Note sur les chemins

29 juin, Mesquer.

Je courais tout à l’heure sur un sentier tortueux au milieu des salines. Mon corps occupé à suivre mécaniquement les lacets, je pris conscience de la drôle de nécessité des chemins. La manière même dont on les découvre pourrait en être la théorie.

Débarqué dans un ailleurs, l’étranger se rassure toujours par l’évidence des voies qui mènent quelque part. Ce sont, depuis des millénaires, les sauf-conduits des promeneurs perdus, les courts-circuits qui ramènent des errances à la maison, l’interminable quai de celui qui veut partir au plus loin. Ces lignes n’ont rien d’artificiel, elles appartiennent à nos évidences mentales et fonctionnelles. L’étranger s’y complait avec la timidité du nouvel arrivant, avec l’humilité de celui qui ignore si les chemins de traverse ne sont pas des impasses.

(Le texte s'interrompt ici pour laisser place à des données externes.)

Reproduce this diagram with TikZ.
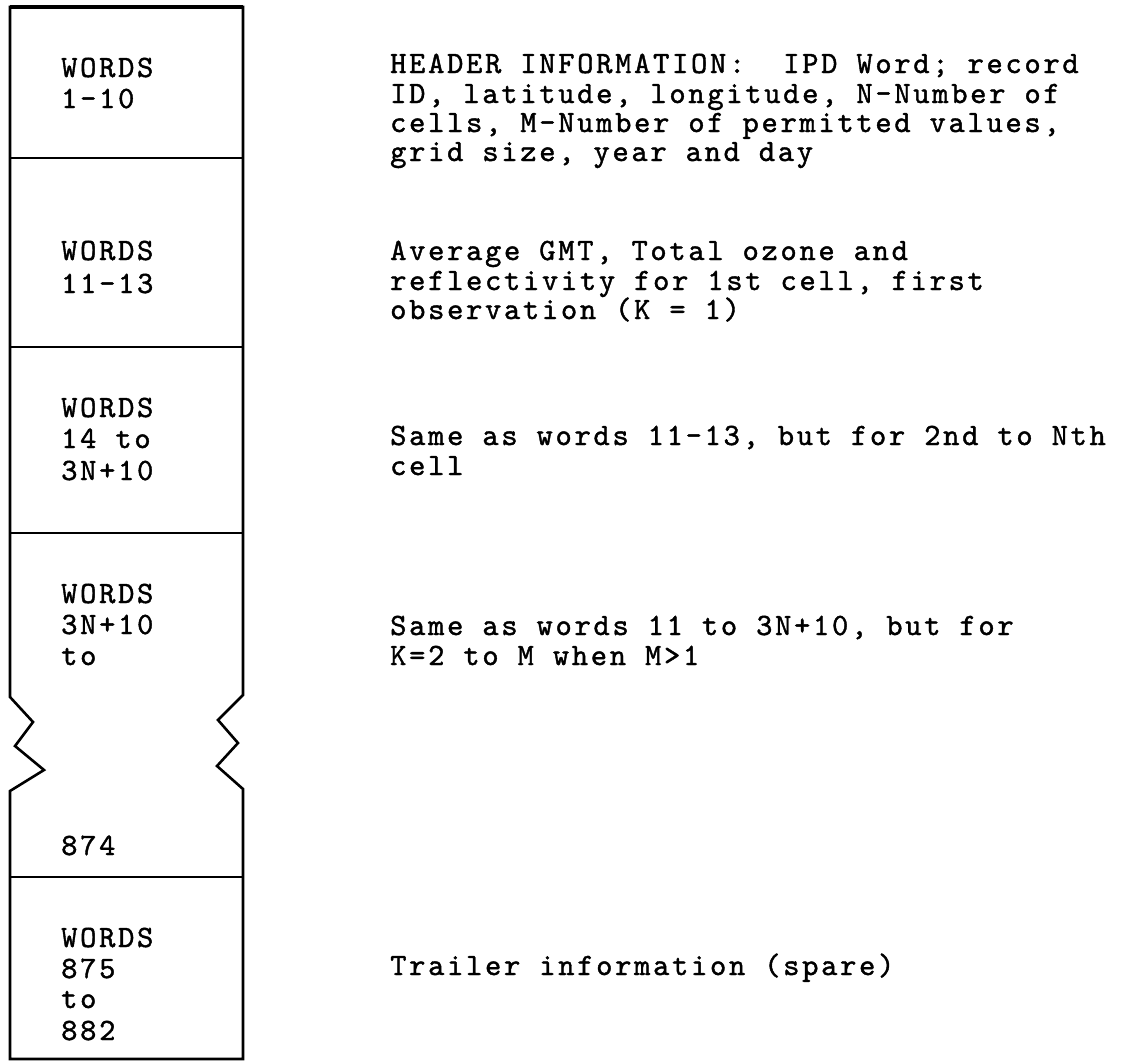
\documentclass[tikz,border=0pt]{standalone}
\usepackage{fontspec}
\newfontfamily\tw[LetterSpace=8.7,FakeBold=1.3]{lmmono10-regular.otf}
\tikzset{
  lbl/.style={anchor=base west, inner sep=0pt, font={\fontsize{31}{34}\tw}},
  rule/.style={line width=2.6pt, line join=miter},
}
\begin{document}
\begin{tikzpicture}[x=1pt,y=-1pt]
\useasboundingbox[fill=white] (0,0) rectangle (1146,1061);
% outer outline with break marks
\draw[rule] (10,7) -- (243,7) -- (243,695) -- (218,720) -- (238,743) -- (217,766) -- (243,789)
  -- (243,1059) -- (10,1059) -- (10,791) -- (44,770) -- (15,746) -- (33,722) -- (10,697) -- cycle;
\draw[line width=3.4pt] (10,7) -- (243,7);
% dividers
\draw[rule] (10,158) -- (243,158);
\draw[rule] (10,347) -- (243,347);
\draw[rule] (10,533) -- (243,533);
\draw[rule] (10,877) -- (243,877);
% left labels
\node[lbl] (w1a) at (61,77) {WORDS};
\node[lbl] (w1b) at (61,108) {1-10};
\node[lbl] (w2a) at (61,260) {WORDS};
\node[lbl] (w2b) at (61,293) {11-13};
\node[lbl] (w3a) at (61,417) {WORDS};
\node[lbl] (w3b) at (61,448) {14 to};
\node[lbl] (w3c) at (61,480) {3N+10};
\node[lbl] (w4a) at (61,603) {WORDS};
\node[lbl] (w4b) at (61,634) {3N+10};
\node[lbl] (w4c) at (61,665) {to};
\node[lbl] (w4d) at (61,855) {874};
\node[lbl] (w5a) at (61,947) {WORDS};
\node[lbl] (w5b) at (61,978) {875};
\node[lbl] (w5c) at (61,1008) {to};
\node[lbl] (w5d) at (61,1040) {882};
% right descriptions
\node[lbl] (h1) at (390,73) {HEADER INFORMATION:\ \ IPD Word; record};
\node[lbl] (h2) at (390,103) {ID, latitude, longitude, N-Number of};
\node[lbl] (h3) at (390,132) {cells, M-Number of permitted values,};
\node[lbl] (h4) at (390,161) {grid size, year and day};
\node[lbl] (a1) at (390,260) {Average GMT, Total ozone and};
\node[lbl] (a2) at (390,290) {reflectivity for 1st cell, first};
\node[lbl] (a3) at (390,319) {observation (K = 1)};
\node[lbl] (s1) at (390,445) {Same as words 11-13, but for 2nd to Nth};
\node[lbl] (s2) at (390,475) {cell};
\node[lbl] (t1) at (390,635) {Same as words 11 to 3N+10, but for};
\node[lbl] (t2) at (390,665) {K=2 to M when M>1};
\node[lbl] (tr) at (390,975) {Trailer information (spare)};
\end{tikzpicture}
\end{document}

Une fois la forme du lieu appropriée, dessinées les artères comme de sûres tranchées, l’étranger – s’il n’a pas le front bas et les orbites en œillères – s’aventure. Il part écumer la capillarité de l’entre-deux-voies, abîmer les chemins sans balise. Le promeneur subtil n’y trouve aucune autre liberté que celle de transgresser la route. Cet intermonde n’est ni anarchie – carte imaginaire des sentiers mobiles – ni labyrinthe – ésotérique du seul chemin parmi les culs-de-sac. Si le sentier divague, c’est au nom d’une plate et immanente nécessité : une logique propre au lieu, une microgéologie. Ses sinuosités n’ont aucune autre raison apparente que l’érosion multiséculaire des foulées rares mais répétées. Itération confère sacralité : nul ne pense à quitter l’ornière rassurante. Personne ne coupe à travers les salines, quitte à emprunter la plus absurde des épingles, où le détour ne s’évite que d’un pas. On fait confiance à l’antiquité du tracé, comme le mouton au chien de berger.

Je ne peux m’empêcher de voir dans cette confiance une forme primaire de religion. Je me souviens alors d’une visite à Bath. L’abbaye avait été construite sur le temple romain voué à une étrange Minerve locale, mêlant son visage à celui de Sulis, déjà vénérée en ces murs par les Celtes. Sous les ruines, jaillit une source chaude : Aquæ Sulis. Ici encore : topologie sacrale, comme une nécessité propre au lieu. Le sacré colle à la source. J’imagine immédiatement son histoire. Des hommes au-delà des âges, nomades, magiques, fascinés par le miracle des eaux, concrétisant par leur obsession rituelle l’hétéronomie du lieu. Et à Rome, le récit d’un ami qui me dit qu’il suffit de plonger sous une cathédrale pour découvrir les yeux hallucinés des portraits de Mithra. Creuse encore, et tu trouveras les signes d’absurdes sacrifices, comme cette danse macabre de squelettes arrangés sur le lit d’une rivière sèche.

Bath et Rome, des villes traversées par des mouvements secrets. Sous le quadrillage, des foyers sacraux, peut-être une multitude de chemins perdus, comme effacés. Je pense (encore) au Livre des passages : au cœur de la ville, dans les traverses, une persistance des premiers sentiers. Je vois la venelle inquiétante, le coupe-gorge qu’évitent le travailleur pressé et le touriste aux orbites en œillères. Je les rêve alors en résidus des layons antiques, capillaires sous l’épiderme d’une nécessité oubliée. Le territoire de notre carte primitive.